USDA has labeling jurisdiction over all cultivated livestock, poultry, and catfish products. USDA will require all cultivated product labels to be preapproved by the agency before products can be sold in restaurants and stores. USDA is currently developing regulatory requirements for labeling cultivated meat products. For now, USDA will review and approve cultivated meat labels on a case-by-case basis. All cultivated meat products offered for sale will be required to bear the official USDA mark of inspection, similar to that found on conventional meat products. 

FDA will have labeling jurisdiction over all cultivated seafood products, except catfish, as well as cultivated game meat. FDA is in the process of developing a framework for cultivated seafood labeling. FDA and USDA are working together to develop joint principles for labeling to ensure consistency among cultivated meat and seafood products.

Under federal law, food may not be misbranded and food labels may not be false or misleading.

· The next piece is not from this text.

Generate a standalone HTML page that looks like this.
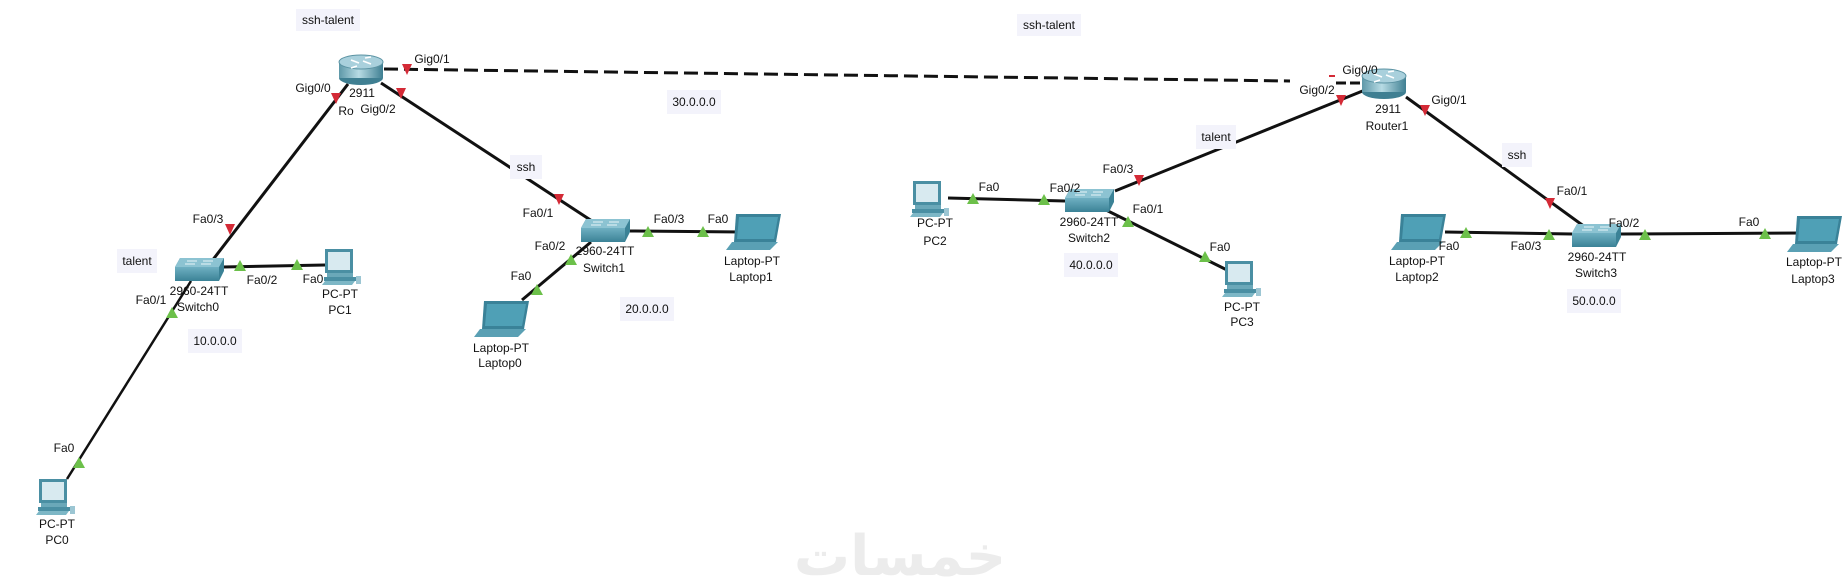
<!DOCTYPE html>
<html><head><meta charset="utf-8"><style>
html,body{margin:0;padding:0;background:#fff;}
svg{display:block;}
text{font-family:"Liberation Sans",Arial,sans-serif;font-size:12px;fill:#111;}
</style></head><body>
<svg id="s" width="1847" height="585" viewBox="0 0 1847 585" xmlns="http://www.w3.org/2000/svg">
<defs>
<linearGradient id="rg" x1="0" x2="1" y1="0" y2="0">
<stop offset="0" stop-color="#5e98a8"/><stop offset="0.45" stop-color="#b7dbe4"/><stop offset="1" stop-color="#3f7f92"/></linearGradient>
<linearGradient id="sg" x1="0" x2="0" y1="0" y2="1">
<stop offset="0" stop-color="#6fb0c2"/><stop offset="1" stop-color="#3b8296"/></linearGradient>
</defs>
<g stroke="#111" stroke-width="3" fill="none">
<line x1="384" y1="69" x2="1290" y2="81" stroke-dasharray="14,6"/>
<line x1="1336" y1="83" x2="1362" y2="83" stroke-dasharray="10,4"/>
<line x1="348" y1="84" x2="205" y2="270"/>
<line x1="191" y1="281" x2="67" y2="479" stroke-width="2.5"/>
<line x1="223" y1="267" x2="325" y2="265"/>
<line x1="381" y1="83" x2="592" y2="221"/>
<line x1="630" y1="231" x2="742" y2="232"/>
<line x1="591" y1="242" x2="522" y2="300"/>
<line x1="948" y1="198" x2="1065" y2="201"/>
<line x1="1115" y1="191" x2="1365" y2="90"/>
<line x1="1106" y1="210" x2="1227" y2="270"/>
<line x1="1406" y1="97" x2="1585" y2="227"/>
<line x1="1445" y1="232" x2="1572" y2="234"/>
<line x1="1621" y1="234" x2="1804" y2="233"/>
</g>
<g id="marks"></g>
<g id="icons"></g>
<g fill="#f3f3fb">
<rect x="296" y="9" width="64" height="22"/>
<rect x="1017" y="14" width="64" height="22"/>
<rect x="117" y="249" width="40" height="24"/>
<rect x="510" y="155" width="32" height="24"/>
<rect x="1196" y="125" width="40" height="24"/>
<rect x="1502" y="143" width="30" height="24"/>
<rect x="667" y="90" width="54" height="24"/>
<rect x="620" y="297" width="54" height="24"/>
<rect x="188" y="329" width="54" height="24"/>
<rect x="1064" y="253" width="54" height="24"/>
<rect x="1567" y="289" width="54" height="24"/>
</g>
<g text-anchor="middle">
<text x="328" y="24">ssh-talent</text>
<text x="1049" y="29">ssh-talent</text>
<text x="137" y="265">talent</text>
<text x="526" y="171">ssh</text>
<text x="1216" y="141">talent</text>
<text x="1517" y="159">ssh</text>
<text x="694" y="106">30.0.0.0</text>
<text x="647" y="313">20.0.0.0</text>
<text x="215" y="345">10.0.0.0</text>
<text x="1091" y="269">40.0.0.0</text>
<text x="1594" y="305">50.0.0.0</text>
<text x="362" y="97">2911</text><text x="346" y="115">Ro</text>
<text x="1388" y="113">2911</text><text x="1387" y="130">Router1</text>
<text x="199" y="295">2960-24TT</text><text x="198" y="311">Switch0</text>
<text x="605" y="255">2960-24TT</text><text x="604" y="272">Switch1</text>
<text x="1089" y="226">2960-24TT</text><text x="1089" y="242">Switch2</text>
<text x="1597" y="261">2960-24TT</text><text x="1596" y="277">Switch3</text>
<text x="57" y="528">PC-PT</text><text x="57" y="544">PC0</text>
<text x="340" y="298">PC-PT</text><text x="340" y="314">PC1</text>
<text x="935" y="227">PC-PT</text><text x="935" y="245">PC2</text>
<text x="1242" y="311">PC-PT</text><text x="1242" y="326">PC3</text>
<text x="501" y="352">Laptop-PT</text><text x="500" y="367">Laptop0</text>
<text x="752" y="265">Laptop-PT</text><text x="751" y="281">Laptop1</text>
<text x="1417" y="265">Laptop-PT</text><text x="1417" y="281">Laptop2</text>
<text x="1814" y="266">Laptop-PT</text><text x="1813" y="283">Laptop3</text>
<text x="313" y="92">Gig0/0</text><text x="378" y="113">Gig0/2</text><text x="432" y="63">Gig0/1</text>
<text x="208" y="223">Fa0/3</text><text x="151" y="304">Fa0/1</text><text x="262" y="284">Fa0/2</text><text x="313" y="283">Fa0</text>
<text x="64" y="452">Fa0</text>
<text x="538" y="217">Fa0/1</text><text x="550" y="250">Fa0/2</text><text x="521" y="280">Fa0</text>
<text x="669" y="223">Fa0/3</text><text x="718" y="223">Fa0</text>
<text x="989" y="191">Fa0</text><text x="1065" y="192">Fa0/2</text><text x="1118" y="173">Fa0/3</text><text x="1148" y="213">Fa0/1</text><text x="1220" y="251">Fa0</text>
<text x="1317" y="94">Gig0/2</text><text x="1360" y="74">Gig0/0</text><text x="1449" y="104">Gig0/1</text>
<text x="1572" y="195">Fa0/1</text><text x="1624" y="227">Fa0/2</text><text x="1526" y="250">Fa0/3</text><text x="1449" y="250">Fa0</text><text x="1749" y="226">Fa0</text>
</g>
<text x="900" y="575" text-anchor="middle" style="font-family:'Noto Sans CJK SC','DejaVu Sans',sans-serif;font-size:56px;fill:#ececec;font-weight:bold">خمسات</text>
</svg>
<script>
var NS="http://www.w3.org/2000/svg";
function el(p,t,a){var e=document.createElementNS(NS,t);for(var k in a)e.setAttribute(k,a[k]);p.appendChild(e);return e;}
var m=document.getElementById("marks");
var red=[[336,98],[230,229],[401,93],[559,199],[407,69],[1341,100],[1425,110],[1139,180],[1550,203]];
var green=[[172,313],[79,463],[240,266],[297,265],[571,260],[537,290],[648,232],[703,232],[973,199],[1044,200],[1128,222],[1205,257],[1466,233],[1549,235],[1645,235],[1765,234]];
red.forEach(function(p){el(m,"polygon",{points:(p[0]-5)+","+(p[1]-5)+" "+(p[0]+5)+","+(p[1]-5)+" "+p[0]+","+(p[1]+6),fill:"#d42a36"});});
green.forEach(function(p){el(m,"polygon",{points:(p[0]-6)+","+(p[1]+5)+" "+(p[0]+6)+","+(p[1]+5)+" "+p[0]+","+(p[1]-6),fill:"#6cc04a"});});
el(m,"line",{x1:1329,y1:76,x2:1335,y2:76,stroke:"#d42a36","stroke-width":2});
var g=document.getElementById("icons");
function router(cx,cy){
 el(g,"ellipse",{cx:cx,cy:cy+8,rx:22,ry:7,fill:"#3f7f92"});
 el(g,"rect",{x:cx-22,y:cy-8,width:44,height:16,fill:"url(#rg)"});
 el(g,"ellipse",{cx:cx,cy:cy-8,rx:22,ry:7,fill:"#a9d0dc",stroke:"#5b93a3"});
 el(g,"path",{d:"M"+(cx-10)+" "+(cy-10)+"l8 3M"+(cx+10)+" "+(cy-6)+"l-8 -3M"+(cx-4)+" "+(cy-4)+"l-6 2M"+(cx+4)+" "+(cy-12)+"l6 -1",stroke:"#fff","stroke-width":1.5});
}
function sw(x,y){
 el(g,"polygon",{points:(x+5)+","+y+" "+(x+49)+","+y+" "+(x+49)+","+(y+13)+" "+(x+44)+","+(y+23)+" "+x+","+(y+23)+" "+x+","+(y+9),fill:"#3b8296"});
 el(g,"polygon",{points:(x+5)+","+y+" "+(x+49)+","+y+" "+(x+44)+","+(y+9)+" "+x+","+(y+9),fill:"#8cc3d2"});
 el(g,"rect",{x:x,y:y+9,width:44,height:14,fill:"url(#sg)"});
 el(g,"path",{d:"M"+(x+12)+" "+(y+3)+"h10M"+(x+28)+" "+(y+3)+"h10M"+(x+10)+" "+(y+6)+"h10M"+(x+26)+" "+(y+6)+"h10",stroke:"#e8f4f8","stroke-width":1});
}
function pc(x,y){
 el(g,"rect",{x:x+3,y:y,width:28,height:24,fill:"#4a8fa3"});
 el(g,"rect",{x:x+6,y:y+3,width:22,height:18,fill:"#d8eaf0"});
 el(g,"rect",{x:x+5,y:y+24,width:26,height:4,fill:"#6aa8b9"});
 el(g,"rect",{x:x+2,y:y+28,width:32,height:4,fill:"#4a8fa3"});
 el(g,"polygon",{points:(x)+","+(y+36)+" "+(x+3)+","+(y+32)+" "+(x+33)+","+(y+32)+" "+(x+30)+","+(y+36),fill:"#7db7c6"});
 el(g,"rect",{x:x+34,y:y+27,width:5,height:8,fill:"#9cc6d3"});
}
function lap(x,y){
 el(g,"polygon",{points:(x+10)+","+y+" "+(x+55)+","+y+" "+(x+50)+","+(y+28)+" "+(x+8)+","+(y+28),fill:"#3a8298"});
 el(g,"polygon",{points:(x+13)+","+(y+3)+" "+(x+52)+","+(y+3)+" "+(x+48)+","+(y+25)+" "+(x+11)+","+(y+25),fill:"#4fa0b6"});
 el(g,"polygon",{points:(x+6)+","+(y+28)+" "+(x+52)+","+(y+28)+" "+(x+44)+","+(y+36)+" "+x+","+(y+36),fill:"#5aa0b4"});
}
router(361,70);router(1384,84);
sw(175,258);sw(581,219);sw(1065,189);sw(1572,224);
pc(36,479);pc(322,249);pc(910,181);pc(1222,261);
lap(474,301);lap(726,214);lap(1391,214);lap(1787,216);
</script>
</body></html>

The agencies have stated that they will ensure that cultivated meat labels are clear, accurate, and otherwise in compliance with applicable regulatory requirements.


1. The information in this section is based on FDA’s implementation of the premarket consultation process as of December 2022. FDA plans to publish guidance on this process. The information in this fact sheet is subject to change based on the substance of that forthcoming guidance. 

2. For a high-level overview of the information FDA reviewed during its first-ever premarket consultation for cultivated meat, see this FDA infographic.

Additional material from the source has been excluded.